The title of Mount Vernon native Jeannine Jannot’s new book captures its message succinctly: “The Disintegrating Student: Struggling but Smart, Falling Apart, How to Turn it Around.”

Jannot, a graduate of Mount Vernon High School, is a psychologist, teacher and academic coach living in Atlanta. Her parents, Ron and Connie, still live in Mount Vernon.

The book explores the impact of today’s data-driven achievement culture in education where grades and standardized test scores often take precedence over the love of learning, Jannot told the Mount Vernon News.

“It’s taken the motivation to learn away from students,” she said. “Students don’t care about learning as much as they care about grades and scores they need to get into the college, to get the job. That’s not a very fun way to go to school.”

One way parents can  help in many cases is to actually do less, said Jannot, a mother of three.

“We are in the achievement culture, too,” she said of herself and other parents. “We worry about our kids getting the grades up and getting the scores and getting into the colleges. We tend to help when our kids neither want nor need our help. That’s taking control away from our kids.”

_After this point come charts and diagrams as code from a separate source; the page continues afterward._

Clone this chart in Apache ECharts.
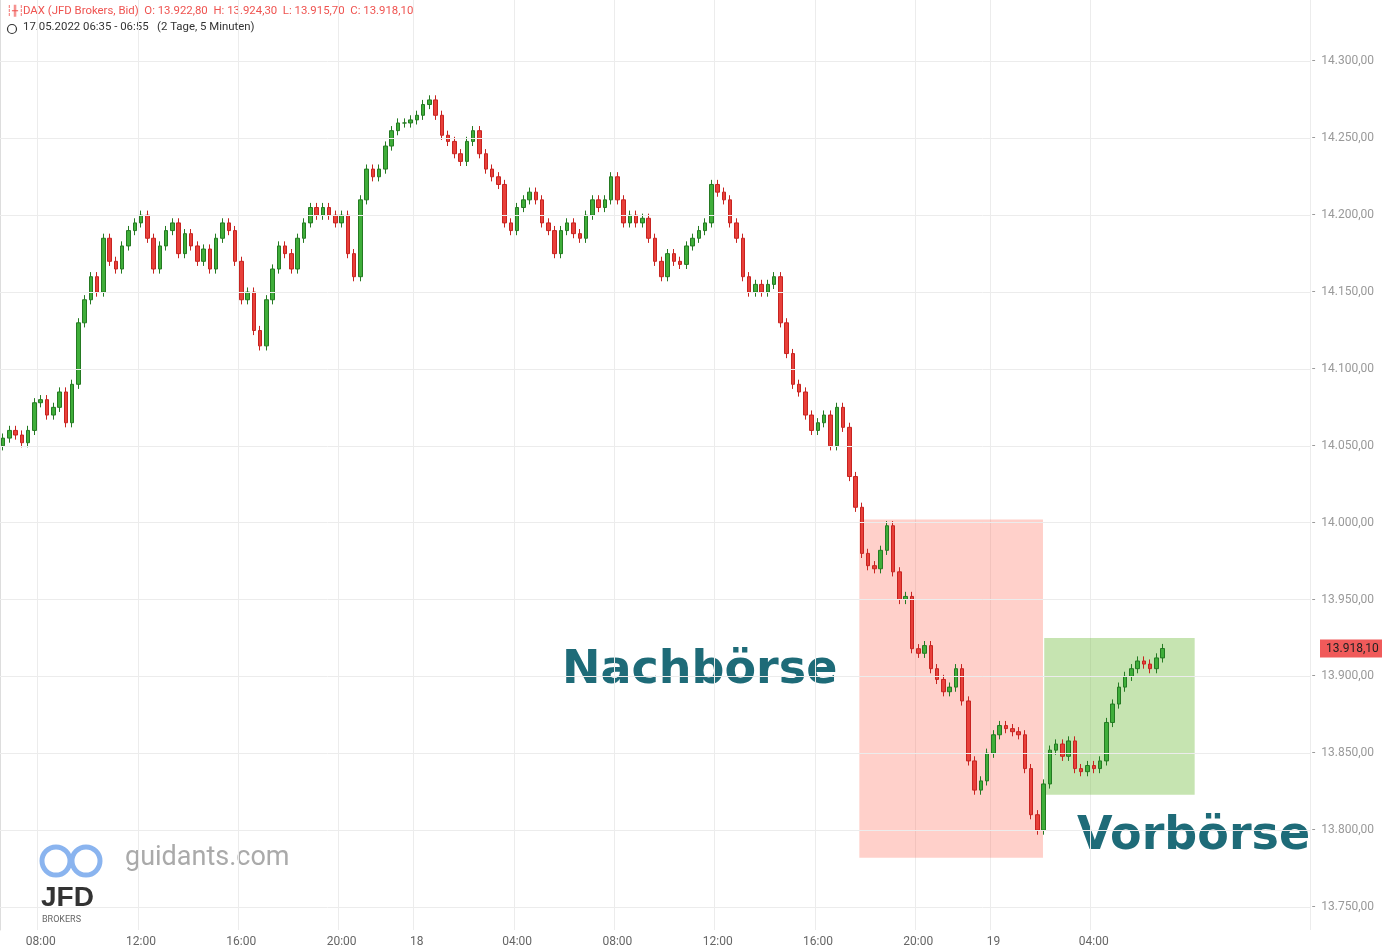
<!DOCTYPE html>
<html><head><meta charset="utf-8">
<script src="https://cdn.jsdelivr.net/npm/echarts@6/dist/echarts.min.js"></script>
<style>html,body{margin:0;padding:0;background:#fff}#c{width:1382px;height:952px}</style>
</head><body><div id="c"></div>
<script>
// 15-minute closes
const closes = [
14055,14060,14057,14052,14060,14078,14080,14070,14075,14085,14065,14090,14130,14145,14160,14150,14185,14170,14165,14180,
14190,14195,14200,14185,14165,14180,14190,14195,14175,14188,14180,14170,14178,14165,14185,14195,14190,14170,14145,14150,
14125,14115,14145,14165,14180,14175,14165,14185,14195,14205,14200,14205,14200,14195,14200,14175,14160,14210,14230,14225,
14230,14245,14255,14260,14260,14262,14265,14272,14275,14265,14252,14248,14240,14235,14248,14255,14240,14230,14225,14220,
14195,14190,14205,14210,14215,14210,14195,14190,14175,14190,14195,14188,14185,14200,14210,14205,14210,14225,14210,14195,
14200,14195,14198,14185,14170,14160,14175,14170,14168,14180,14185,14190,14195,14220,14215,14210,14195,14185,14160,14150,
14155,14150,14155,14160,14130,14110,14090,14085,14070,14060,14065,14070,14050,14075,14062,14030,14010,13980,13972,13970,
13982,13998,13968,13950,13952,13918,13915,13920,13905,13898,13890,13893,13905,13884,13845,13826,13832,13850,13862,13868,
13866,13864,13862,13840,13810,13800,13830,13852,13856,13848,13858,13840,13838,13842,13840,13845,13870,13882,13893,13900,
13905,13910,13908,13905,13912,13918.1];
const firstOpen = 14050;
const wick = 3;
const yTicks = [13750,13800,13850,13900,13950,14000,14050,14100,14150,14200,14250,14300];
const timeLabels = {'08:00':1,'12:00':1,'16:00':1,'20:00':1,'04:00':1};
const lastLabelSlot = 180;
const totalSlots = 209;
const lastPrice = 13918.10;
const redBox = {x0:137.1, x1:166.4, y0:13782, y1:14002};
const greenBox = {x0:166.6, x1:190.6, y0:13823, y1:13925};

const cats = [];
let m = 6*60+30, day = 17;
while (cats.length < totalSlots) {
  const h = Math.floor(m/60)%24, mi = m%60;
  if (h !== 22) {
    const s = String(h).padStart(2,'0')+':'+String(mi).padStart(2,'0');
    cats.push(h===0&&mi===0 ? String(day) : s);
  }
  m += 15; if (m >= 24*60) { m -= 24*60; day++; }
}
const isLabel = i => i < lastLabelSlot && (timeLabels[cats[i]] || /^\d\d$/.test(cats[i]));
const ohlc = closes.map((c,i)=>{const o = i===0?firstOpen:closes[i-1];
  return [o,c,Math.min(o,c)-wick,Math.max(o,c)+wick];});
const fmt = v => v.toLocaleString('de-DE',{minimumFractionDigits:2,maximumFractionDigits:2});

const chart = echarts.init(document.getElementById('c'));
chart.setOption({
  animation:false,
  grid:{left:0,right:72,top:0,bottom:22},
  xAxis:[{type:'category',data:cats,boundaryGap:true,
    axisLine:{show:false},axisTick:{show:false},
    axisLabel:{interval:(i)=>isLabel(i),color:'#666',fontSize:12,fontFamily:'Roboto',margin:6},
    splitLine:{show:true,interval:(i)=>isLabel(i),lineStyle:{color:'#ececec'}}},
    {type:'value',min:0,max:totalSlots,show:false}],
  yAxis:{type:'value',position:'right',min:13735,max:14340,interval:5,
    axisLine:{show:true,lineStyle:{color:'#ddd'}},axisTick:{show:false},splitLine:{show:false},
    axisLabel:{color:'#999',fontSize:12,fontFamily:'Roboto',margin:2,
      formatter:v=>yTicks.includes(v)?'-  '+fmt(v):''}},
  series:[
    {type:'line',data:[],xAxisIndex:0,silent:true,
      markLine:{silent:true,symbol:'none',label:{show:false},
        lineStyle:{color:'#ececec',type:'solid',width:1},
        data:yTicks.map(v=>({yAxis:v}))}},
    {type:'candlestick',data:ohlc,barWidth:4,z:3,
      itemStyle:{color:'#3fae3a',color0:'#e8403a',borderColor:'#247a22',borderColor0:'#c72320',borderWidth:1}},
    {type:'line',data:[],xAxisIndex:1,z:5,silent:true,
      markArea:{silent:true,data:[
        [{coord:[redBox.x0,redBox.y1],itemStyle:{color:'rgba(255,110,90,0.32)'}},{coord:[redBox.x1,redBox.y0]}],
        [{coord:[greenBox.x0,greenBox.y1],itemStyle:{color:'rgba(120,190,70,0.42)'}},{coord:[greenBox.x1,greenBox.y0]}]]}},
    {type:'line',data:[],xAxisIndex:0,z:6,silent:true,
      markLine:{silent:true,symbol:'none',lineStyle:{color:'rgba(0,0,0,0)',width:0},
        label:{show:true,position:'end',formatter:fmt(lastPrice),
          backgroundColor:'#f05a5a',color:'#222',fontSize:12,fontFamily:'Roboto',padding:[3,4,3,6],distance:10},
        data:[{yAxis:lastPrice}]}}
  ],
  graphic:[
    {type:'text',left:23,top:6,style:{text:'DAX (JFD Brokers, Bid)  O: 13.922,80  H: 13.924,30  L: 13.915,70  C: 13.918,10',fill:'#ef5350',font:'11.4px Roboto'}},
    {type:'text',left:6,top:6,style:{text:'┆╫┆',fill:'#ef5350',font:'10px DejaVu Sans'}},
    {type:'circle',shape:{cx:12,cy:29,r:4.5},style:{fill:'none',stroke:'#333',lineWidth:1.2}},
    {type:'text',left:23,top:22,style:{text:'17.05.2022 06:35 - 06:55   (2 Tage, 5 Minuten)',fill:'#333',font:'11.4px Roboto'}},
    {type:'text',left:562,top:648,style:{text:'Nachbörse',fill:'#1e6b78',font:'bold 46px "DejaVu Sans"'}},
    {type:'text',left:1077,top:814,style:{text:'Vorbörse',fill:'#1e6b78',font:'bold 46px "DejaVu Sans"'}},
    {type:'circle',shape:{cx:56,cy:861,r:14},style:{fill:'none',stroke:'#8ab4ef',lineWidth:5}},
    {type:'circle',shape:{cx:86,cy:861,r:14},style:{fill:'none',stroke:'#8ab4ef',lineWidth:5}},
    {type:'text',left:125,top:845,style:{text:'guidants.com',fill:'#aaa',font:'27px Roboto'}},
    {type:'text',left:41,top:884,style:{text:'JFD',fill:'#333',font:'bold 28px "Liberation Sans"'}},
    {type:'text',left:42,top:915,style:{text:'BROKERS',fill:'#666',font:'9px Roboto'}}
  ]
});
</script></body></html>
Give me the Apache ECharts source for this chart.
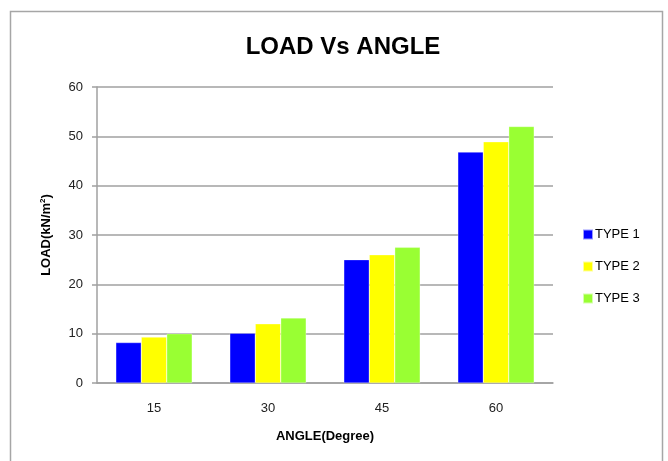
<!DOCTYPE html>
<html>
<head>
<meta charset="utf-8">
<script src="https://cdn.jsdelivr.net/npm/echarts@6/dist/echarts.min.js"></script>
<style>
  html, body { margin: 0; padding: 0; background: #ffffff; }
  #chart { width: 668px; height: 461px; }
</style>
</head>
<body>
<div id="chart"></div>
<script>
// Angles (degrees) on the category axis
const angles = ['15', '30', '45', '60'];

// Load values (kN/m²) per type
const type1 = [8.2, 10.1, 25.0, 46.8];
const type2 = [9.3, 12.0, 26.0, 48.9];
const type3 = [10.0, 13.2, 27.5, 52.0];

const seriesNames = ['TYPE 1', 'TYPE 2', 'TYPE 3'];
const seriesColors = ['#0000ff', '#ffff00', '#99ff33'];

const font = 'Liberation Sans, Arial, sans-serif';

const chart = echarts.init(document.getElementById('chart'), null, { renderer: 'canvas' });

const makeSeries = (name, data, color) => ({
  name: name,
  type: 'bar',
  data: data,
  barGap: '0%',
  barCategoryGap: '33%',
  itemStyle: { color: color, borderColor: 'rgba(255,255,255,0.6)', borderWidth: 0.5 },
  emphasis: { disabled: true }
});

chart.setOption({
  animation: false,
  backgroundColor: '#ffffff',
  graphic: [{
    type: 'rect',
    shape: { x: 10.5, y: 11.5, width: 652, height: 470 },
    style: { fill: 'none', stroke: '#a6a6a6', lineWidth: 1.5 },
    silent: true
  }],
  title: {
    text: 'LOAD Vs ANGLE',
    left: 338,
    textAlign: 'center',
    top: 30,
    textStyle: { fontFamily: font, fontWeight: 'bold', fontSize: 24, color: '#000000' }
  },
  legend: {
    orient: 'vertical',
    left: 582,
    top: 228,
    padding: 0,
    itemWidth: 10,
    itemHeight: 10,
    itemGap: 19,
    icon: 'rect',
    data: seriesNames,
    textStyle: { fontFamily: font, fontSize: 13, color: '#000000', padding: [0, 0, 0, -3] }
  },
  grid: { left: 97, right: 115, top: 87, bottom: 78, containLabel: false },
  xAxis: {
    type: 'category',
    data: angles,
    name: 'ANGLE(Degree)',
    nameLocation: 'middle',
    nameGap: 47,
    nameTextStyle: { fontFamily: font, fontWeight: 'bold', fontSize: 13, color: '#000000' },
    axisLine: { lineStyle: { color: '#a0a0a0', width: 1.5 } },
    axisTick: { show: false },
    axisLabel: { fontFamily: font, fontSize: 13, color: '#222222', margin: 19 }
  },
  yAxis: {
    type: 'value',
    min: 0,
    max: 60,
    interval: 10,
    name: '{b|LOAD(kN/m}{s|2}{b|)}',
    nameLocation: 'middle',
    nameGap: 44,
    nameTextStyle: {
      rich: {
        b: { fontFamily: font, fontWeight: 'bold', fontSize: 13, color: '#000000' },
        s: { fontFamily: font, fontWeight: 'bold', fontSize: 8, color: '#000000', verticalAlign: 'top', padding: [0, 0, 6, 0] }
      }
    },
    axisLine: { show: true, lineStyle: { color: '#a0a0a0', width: 1.5 } },
    axisTick: { show: true, length: 5, lineStyle: { color: '#a0a0a0', width: 1.5 } },
    axisLabel: { fontFamily: font, fontSize: 13, color: '#222222', margin: 14 },
    splitLine: { lineStyle: { color: '#a0a0a0', width: 1.5 } }
  },
  series: [
    makeSeries(seriesNames[0], type1, seriesColors[0]),
    makeSeries(seriesNames[1], type2, seriesColors[1]),
    makeSeries(seriesNames[2], type3, seriesColors[2])
  ]
});
</script>
</body>
</html>
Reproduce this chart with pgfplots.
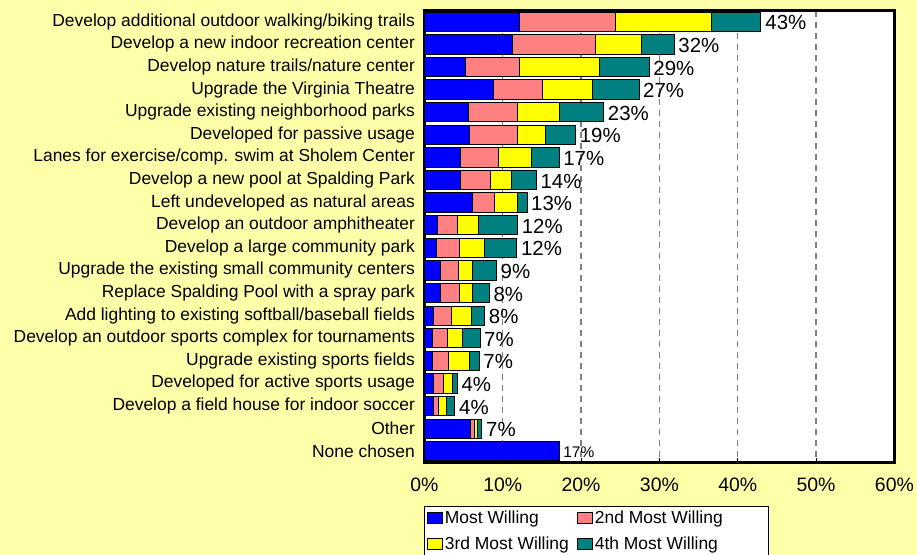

Children with parents who are overly involved in their education may not learn from mistakes or how to take responsibility or have autonomy over their lives, Jannot said.

Parents should trust their kids, give them more control and acknowledge the pressures on them, she said.

“We know how to educate our kids,” she said. “But we’ve lost our away in what success means. I think that’s the biggest problem.”

The 2019 college admissions bribery scandal involving Hollywood stars was an extreme example of parents going too far to help their children, Jannot said. But it plays out in smaller examples in families across the country.

“I wasn’t surprised,” she said of the scandal. “I think it happens at all kinds of levels up to that extreme. Parents are trying to help their kids checks those boxes get those data points. They hire tutors; they send their kids to private schools; they’re signing them up for test prep programs. It really should go in the other direction. It should be the students and teachers telling us what the culture should be and what learning should look like.”